John Howard feels satisfied that his draconian and expensive National Firearms Agreement has worked. But what has it really achieved?

The NFA: The Big Trick John Howard played on Australia


Michael Burbidge is a Sporting Shooter reader who has written this piece on the National Firearms Agreement. He makes some good points in this well-researched comment so we thought it deserved a run as a blog this week.

Following the Port Arthur Massacre in 1996, John Howard had enough fear and confusion to start tightening firearm laws in Australia. And let’s be clear here, John Howard did not force the 1996 National Firearms Agreement (NFA) through Federal and State Parliaments (even threatening to withdraw health funding from states that refused to fall into line) as a response to Port Arthur; he forced the NFA through because Port Arthur gave him the excuse to impose laws on the law abiding citizens of Australia that reflected his hatred of firearms (as stated in an interview on 2GB).

The big trick was beautiful in its simplicity. The logic was supposedly infallible; heavily restricting (essentially to the point of banning) semi-automatic firearms, imposing strict licensing requirements on individuals, cooling off periods and registration of all firearms would be strong legislation to curb gun homicide.

The thing was firearms licensing had been in place in Tasmania since 1991. Martin Bryant did not possess a firearms licence. The SLR (incorrectly described by John Howard in his recent NY times piece as an SKS) used by Bryant was purchased illegally from a private individual in much the same way that illegally imported firearms are purchased by organised crime gangs to conduct their nightly drive-by raids in Western Sydney.

The AR15 used in the Broad Arrow Cafe murders has a far more interesting history. This firearm was handed into police for destruction as part of an amnesty. Martin Bryant then allegedly purchased this firearm from a firearms dealer in Tasmania. The dealer in question was never found guilty of supplying a firearm to an individual without a firearms licence. All that is known for sure is that the AR15 was handed into the police for destruction and its next confirmed location was in the hands of Martin Bryant.

So essentially, all the National Firearms Agreement did was make what Martin Bryant did more illegal than it already was. When you outlaw guns, you only take them off the law abiding citizens.
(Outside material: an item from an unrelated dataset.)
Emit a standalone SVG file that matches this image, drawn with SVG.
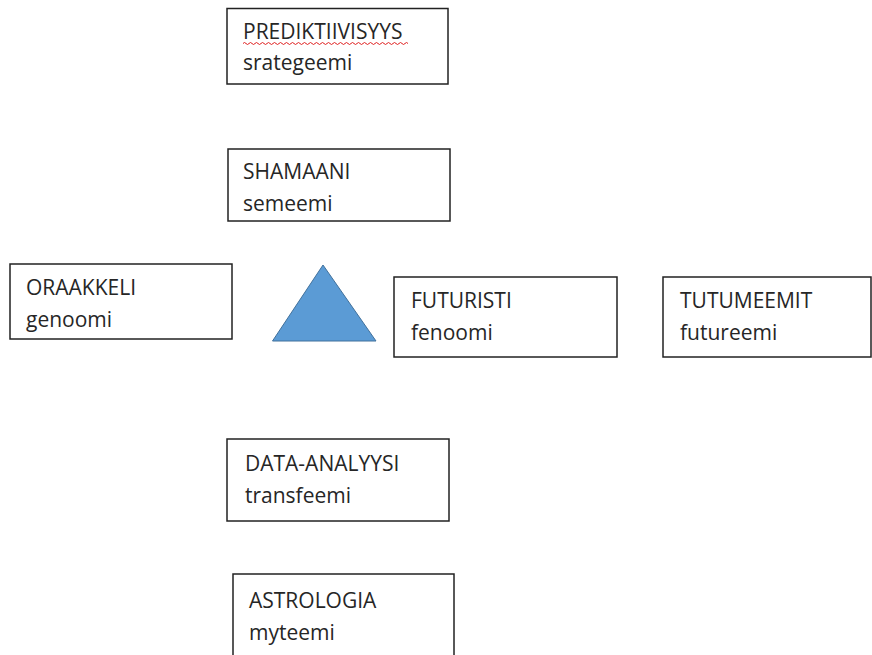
<svg xmlns="http://www.w3.org/2000/svg" width="872" height="655" viewBox="0 0 872 655">
<style>
.box{fill:#fff;stroke:#222;stroke-width:1.5}
.t{font-family:"Open Sans","Noto Sans",sans-serif;font-size:21px;fill:#262626}
</style>
<rect width="872" height="655" fill="#fff"/>
<g id="connectors"></g>
<g id="prediktiivisyys">
<rect class="box" x="227" y="8.5" width="221" height="75.5"/>
<text class="t" x="243" y="39">PREDIKTIIVISYYS</text>
<path d="M243,43.5 q1.5,-2 3,0 t3,0 t3,0 t3,0 t3,0 t3,0 t3,0 t3,0 t3,0 t3,0 t3,0 t3,0 t3,0 t3,0 t3,0 t3,0 t3,0 t3,0 t3,0 t3,0 t3,0 t3,0 t3,0 t3,0 t3,0 t3,0 t3,0 t3,0 t3,0 t3,0 t3,0 t3,0 t3,0 t3,0 t3,0 t3,0 t3,0 t3,0 t3,0 t3,0 t3,0 t3,0 t3,0 t3,0 t3,0 t3,0 t3,0 t3,0 t3,0 t3,0 t3,0 t3,0 t3,0 t3,0 t3,0" fill="none" stroke="#e02020" stroke-width="1"/>
<text class="t" x="243" y="70">srategeemi</text>
</g>
<g id="shamaani">
<rect class="box" x="228" y="149" width="222" height="72"/>
<text class="t" x="243" y="179">SHAMAANI</text>
<text class="t" x="243" y="211">semeemi</text>
</g>
<g id="oraakkeli">
<rect class="box" x="10" y="264" width="222" height="75"/>
<text class="t" x="26" y="295">ORAAKKELI</text>
<text class="t" x="26" y="327">genoomi</text>
</g>
<g id="triangle">
<polygon points="323,265 272.5,341 376,341" fill="#5b9bd5" stroke="#41719c" stroke-width="1"/>
</g>
<g id="futuristi">
<rect class="box" x="394" y="277" width="223" height="80"/>
<text class="t" x="411" y="308">FUTURISTI</text>
<text class="t" x="411" y="340">fenoomi</text>
</g>
<g id="tutumeemit">
<rect class="box" x="663" y="277" width="208" height="80"/>
<text class="t" x="680" y="308">TUTUMEEMIT</text>
<text class="t" x="680" y="340">futureemi</text>
</g>
<g id="data-analyysi">
<rect class="box" x="227" y="439" width="222" height="82"/>
<text class="t" x="245" y="471">DATA-ANALYYSI</text>
<text class="t" x="245" y="503">transfeemi</text>
</g>
<g id="astrologia">
<rect class="box" x="233" y="574" width="221" height="90"/>
<text class="t" x="249" y="608">ASTROLOGIA</text>
<text class="t" x="249" y="640">myteemi</text>
</g>
</svg>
There has been little statistical support to suggest that the NFA had a definitive effect on firearms homicides. In fact there have been several studies which have suggested otherwise. Two examples would be Baker & McPhedran (2006), Wang-Shang Lee & Sandy Suardi (2010).

In addition to this, Don Weatherburn from the NSW Bureau of Crime Statistics and Research suggested in 2005 that the NFA had had little impact on gun violence. Even the study which is often touted by the gun control lobby as proof that John Howard’s NFA was a success (Neill & Leigh 2010) concludes that any reduction seen in firearm homicides in the statistical model that was used in the study is within standard error margins.
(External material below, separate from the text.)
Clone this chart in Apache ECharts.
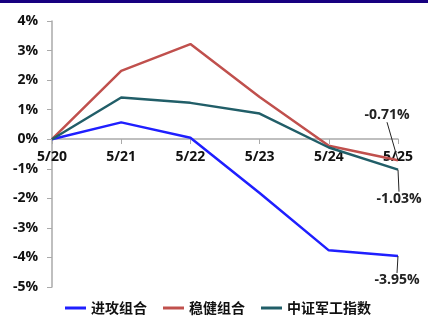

All this study definitively concludes is that the National Firearms Agreement correlated to a reduction in suicides. It is disputed as to whether this reduction is indeed due to the NFA or because of suicide prevention programs which started to run from the mid-90s onwards.
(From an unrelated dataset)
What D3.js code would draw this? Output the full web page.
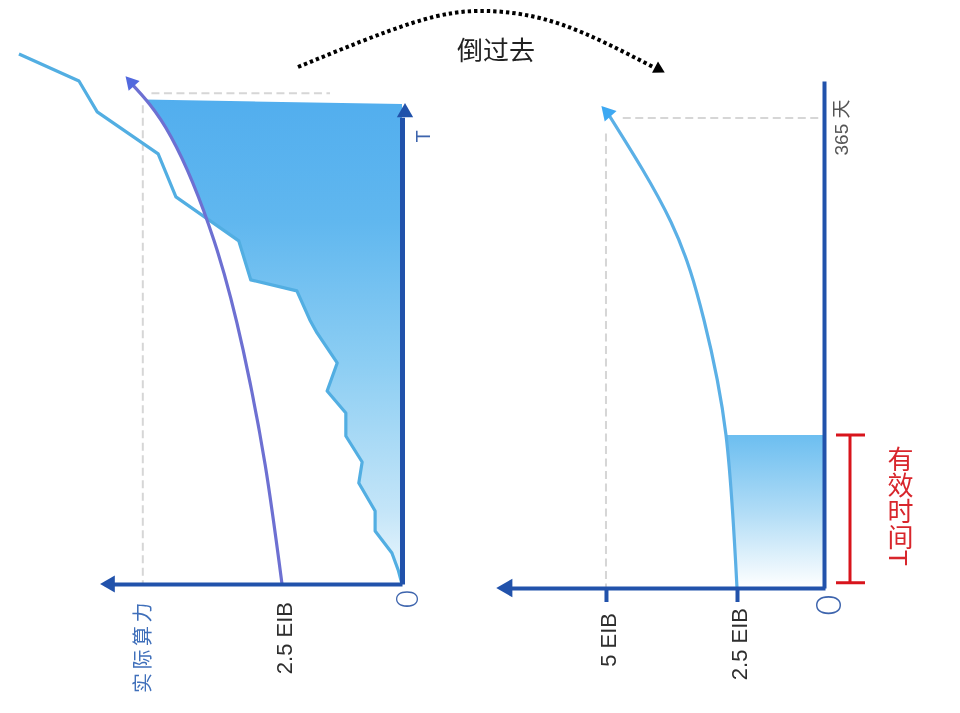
<!DOCTYPE html>
<html>
<head>
<meta charset="utf-8">
<script src="https://cdnjs.cloudflare.com/ajax/libs/d3/7.8.5/d3.min.js"></script>
<style>
  html, body { margin: 0; padding: 0; background: #fff; }
  svg { display: block; filter: blur(0.4px); }
  text { font-family: "Liberation Sans", "Noto Sans CJK SC", sans-serif; }
</style>
</head>
<body>
<svg id="chart" width="960" height="713"></svg>
<script>
// left chart: actual hashrate, [EIB, days]
const actualEib  = [7.98, 6.73, 6.35, 5.08, 4.71, 3.40, 3.15, 2.19, 1.92, 1.77, 1.35, 1.56, 1.17, 1.17, 0.83, 0.90, 0.56, 0.56, 0.21, 0.08, 0];
const actualDays = [399.7, 379.3, 356, 324.3, 291.9, 258.7, 229.3, 221, 199.1, 189.3, 166.7, 145.5, 129, 111.6, 92, 76.2, 55, 40, 23.4, 10.6, 0];

// left chart: growth curve
const growthEib  = [2.5, 2.85, 3.31, 3.92, 4.81, 5.67];
const growthDays = [0, 89.7, 176.5, 259.4, 337.1, 378.6];

// right chart: same curve turned over
const flippedEib  = [2.5, 2.71, 3.13, 3.76, 4.97];
const flippedDays = [0, 118.8, 208.1, 284.2, 369];

const effectiveDays = 118.8;
const leftTicks = [0, 2.5, 5.4];
const leftTickLabels = ['0', '2.5 EIB', '实际算力'];
const rightTicks = [0, 2.5, 5];
const rightTickLabels = ['0', '2.5 EIB', '5 EIB'];

// dotted arc at the top, as share of its span and of its rise
const arcSpan = [0, 0.315, 0.518, 0.726, 0.973];
const arcRise = [0, 0.79, 1, 0.75, 0];

const svg = d3.select('#chart');

const xL = d3.scaleLinear().domain([0, 6.2]).range([402, 104.4]);
const yL = d3.scaleLinear().domain([0, 352]).range([584, 117.2]);
const xR = d3.scaleLinear().domain([0, 2.5, 6.9]).range([825, 737, 506.4]);
const yR = d3.scaleLinear().domain([0, 393.7]).range([588, 81]);
const xArc = d3.scaleLinear().domain([0, 1]).range([298, 663]);
const yArc = d3.scaleLinear().domain([0, 1]).range([67, 11]);

const axisBlue = '#2152ab';

const defs = svg.append('defs');

function addGradient(id, y1, y2, stops) {
    const g = defs.append('linearGradient').attr('id', id)
        .attr('gradientUnits', 'userSpaceOnUse')
        .attr('x1', 0).attr('x2', 0).attr('y1', y1).attr('y2', y2);
    stops.forEach(s => g.append('stop').attr('offset', s[0]).attr('stop-color', s[1]));
}
addGradient('fillL', yL(365), yL(0), [[0, '#52aeee'], [0.25, '#60b7ef'], [0.55, '#8dcef3'], [0.85, '#c4e5f8'], [1, '#eef8fd']]);
addGradient('fillR', yR(effectiveDays), yR(0), [[0, '#6cbef0'], [0.5, '#b0dcf6'], [1, '#ffffff']]);

const lineL = d3.line().x(d => xL(d[0])).y(d => yL(d[1]));
const curveL = d3.line().x(d => xL(d[0])).y(d => yL(d[1])).curve(d3.curveNatural);
const curveR = d3.line().x(d => xR(d[0])).y(d => yR(d[1])).curve(d3.curveNatural);

const actual = actualEib.map((v, i) => [v, actualDays[i]]);
const growth = growthEib.map((v, i) => [v, growthDays[i]]);
const flipped = flippedEib.map((v, i) => [v, flippedDays[i]]);

// the fill is the part right of the growth curve and right of the actual line
defs.append('clipPath').attr('id', 'rightOfGrowth').append('path')
    .attr('d', curveL(growth) + `L${xL(0)},${yL(378)}L${xL(0)},${yL(0)}Z`);
defs.append('clipPath').attr('id', 'rightOfFlipped').append('path')
    .attr('d', curveR(flipped) + `L${xR(0)},${yR(369)}L${xR(0)},${yR(0)}Z`);

const lowerActual = actual.filter(d => d[1] <= 291.9);
svg.append('path')
    .attr('d', lineL(lowerActual) + `L${xL(0)},${yL(0)}L${xL(0)},${yL(362)}L${xL(5.7)},${yL(365.5)}Z`)
    .attr('fill', 'url(#fillL)')
    .attr('clip-path', 'url(#rightOfGrowth)');

svg.append('rect')
    .attr('x', xR(3)).attr('y', yR(effectiveDays))
    .attr('width', xR(0) - xR(3)).attr('height', yR(0) - yR(effectiveDays))
    .attr('fill', 'url(#fillR)')
    .attr('clip-path', 'url(#rightOfFlipped)');

// guide lines
function guide(x1, y1, x2, y2) {
    svg.append('line')
        .attr('x1', x1).attr('y1', y1).attr('x2', x2).attr('y2', y2)
        .attr('stroke', '#d6d6d6').attr('stroke-width', 2).attr('stroke-dasharray', '8 4.5');
}
guide(xL(5.4), yL(361), xL(5.4), yL(0));
guide(xL(5.22), yL(370), xL(1.5), yL(370));
guide(xR(5), yR(353), xR(5), yR(0));
guide(xR(4.68), yR(365), xR(0.1), yR(365));

// curves
svg.append('path').attr('d', lineL(actual)).attr('fill', 'none')
    .attr('stroke', '#52aee2').attr('stroke-width', 3.2).attr('stroke-linejoin', 'round');
svg.append('path').attr('d', curveL(growth)).attr('fill', 'none')
    .attr('stroke', '#6d70d2').attr('stroke-width', 3.2);
svg.append('path').attr('d', curveR(flipped)).attr('fill', 'none')
    .attr('stroke', '#5bb0e6').attr('stroke-width', 3.2);

// arrow heads
const triangle = s => d3.symbol().type(d3.symbolTriangle).size(s)();
function head(x, y, angle, size, colour) {
    svg.append('path').attr('d', triangle(size))
        .attr('transform', `translate(${x},${y}) rotate(${angle})`)
        .attr('fill', colour);
}
head(xL(5.64), yL(378), -42, 95, '#5269de');
head(xR(4.97), yR(369), -42, 110, '#3da8f2');

// axes
function styleAxis(g, width) {
    g.select('.domain').attr('stroke', axisBlue).attr('stroke-width', width);
}
function rotateLabels(g, labels, offset) {
    g.selectAll('.tick text')
        .text((d, i) => labels[i])
        .attr('x', null).attr('y', null).attr('dy', null)
        .attr('text-anchor', 'end')
        .attr('dominant-baseline', 'central')
        .attr('transform', `translate(2,${offset}) rotate(-90)`)
        .attr('font-size', 22)
        .attr('fill', '#2e2e2e');
}
function styleZero(g, size, dx, dy) {
    g.selectAll('.tick text').filter(d => d === 0)
        .attr('font-size', size).attr('fill', '#3d64ad')
        .attr('text-anchor', 'middle')
        .style('font-family', 'Lato, "Liberation Sans"').attr('font-weight', 300)
        .attr('transform', `translate(${dx},${dy}) rotate(-90)`);
}

const axisLB = svg.append('g')
    .attr('transform', `translate(0,${yL(0)})`)
    .call(d3.axisBottom(xL).tickValues(leftTicks).tickSize(0).tickSizeOuter(0));
styleAxis(axisLB, 4);
rotateLabels(axisLB, leftTickLabels, 18);
styleZero(axisLB, 31, 3, 15);
axisLB.selectAll('.tick text').filter(d => d === 5.4)
    .attr('fill', '#3f6fba').attr('font-size', 20)
    .attr('letter-spacing', 3.5)
    .attr('transform', 'translate(0,15) rotate(-90)');

const axisLV = svg.append('g')
    .attr('transform', `translate(${xL(0)},0)`)
    .call(d3.axisRight(yL).tickValues([338]).tickFormat(() => 'T').tickSize(0).tickSizeOuter(0));
styleAxis(axisLV, 5);
axisLV.selectAll('.tick text')
    .attr('x', null).attr('dy', null)
    .attr('text-anchor', 'middle').attr('dominant-baseline', 'central')
    .attr('transform', 'translate(21,0) rotate(-90)')
    .attr('font-size', 20).attr('fill', '#3d64ad');

const axisRB = svg.append('g')
    .attr('transform', `translate(0,${yR(0)})`)
    .call(d3.axisBottom(xR).tickValues(rightTicks).tickSize(14).tickSizeOuter(0));
styleAxis(axisRB, 4);
axisRB.selectAll('.tick line').attr('stroke', axisBlue).attr('stroke-width', 4)
    .filter(d => d === 0).remove();
rotateLabels(axisRB, rightTickLabels, 20);
styleZero(axisRB, 36, 1, 17);
axisRB.selectAll('.tick text').filter(d => d === 5)
    .attr('transform', 'translate(2,25) rotate(-90)');

const axisRV = svg.append('g')
    .attr('transform', `translate(${xR(0) - 1},0)`)
    .call(d3.axisRight(yR).tickValues([365]).tickFormat(() => '365 天').tickSize(0).tickSizeOuter(0));
styleAxis(axisRV, 4);
axisRV.selectAll('.tick text')
    .attr('x', null).attr('dy', null)
    .attr('text-anchor', 'middle').attr('dominant-baseline', 'central')
    .attr('transform', 'translate(17,9) rotate(-90)')
    .attr('font-size', 19).attr('fill', '#555');

head(xL(0) + 3, yL(0) - 471.5, 0, 115, axisBlue);
head(xL(6.2) + 5.5, yL(0), -90, 125, axisBlue);
head(xR(6.9) + 0.6, yR(0), -90, 150, axisBlue);

// effective time bracket
const bx = xR(0) + 25;
svg.append('path')
    .attr('d', `M${bx - 14},${yR(effectiveDays)}H${bx + 15}M${bx},${yR(effectiveDays)}V${yR(4)}M${bx - 14},${yR(4)}H${bx + 15}`)
    .attr('fill', 'none').attr('stroke', '#d8141c').attr('stroke-width', 3);
svg.append('text')
    .attr('x', bx + 48).attr('y', yR(118) + 10)
    .style('writing-mode', 'vertical-rl')
    .attr('font-size', 26)
    .attr('fill', '#d8262c')
    .text('有效时间T');

// dotted arc
const arc = arcSpan.map((v, i) => [v, arcRise[i]]);
svg.append('path')
    .attr('d', d3.line().x(d => xArc(d[0])).y(d => yArc(d[1])).curve(d3.curveNatural)(arc))
    .attr('fill', 'none').attr('stroke', '#000')
    .attr('stroke-width', 4).attr('stroke-dasharray', '3.4 3');
head(xArc(0.987), yArc(-0.035), 118, 70, '#000');

svg.append('text')
    .attr('x', 496).attr('y', 60)
    .attr('text-anchor', 'middle')
    .attr('font-size', 26).attr('fill', '#222')
    .text('倒过去');
</script>
</body>
</html>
It is commonly suggested that while the NFA may not have had an effect of the gun homicide rate, it has stopped random massacres. This is also very much debatable. New Zealand also had a cluster of mass shootings in the late 80s and early 90s and did not implement NFA style firearms laws as a result. New Zealand has not had a mass shooting since 1997.

John Howard suggests that the NFA was one of his greatest achievements as Prime Minister of Australia. If you consider a suite of complex legislation which cost huge amounts of money to implement and provides somewhere between no and very questionable benefit one of your great achievements, then you can’t have been much of a Prime Minister, Mr Howard.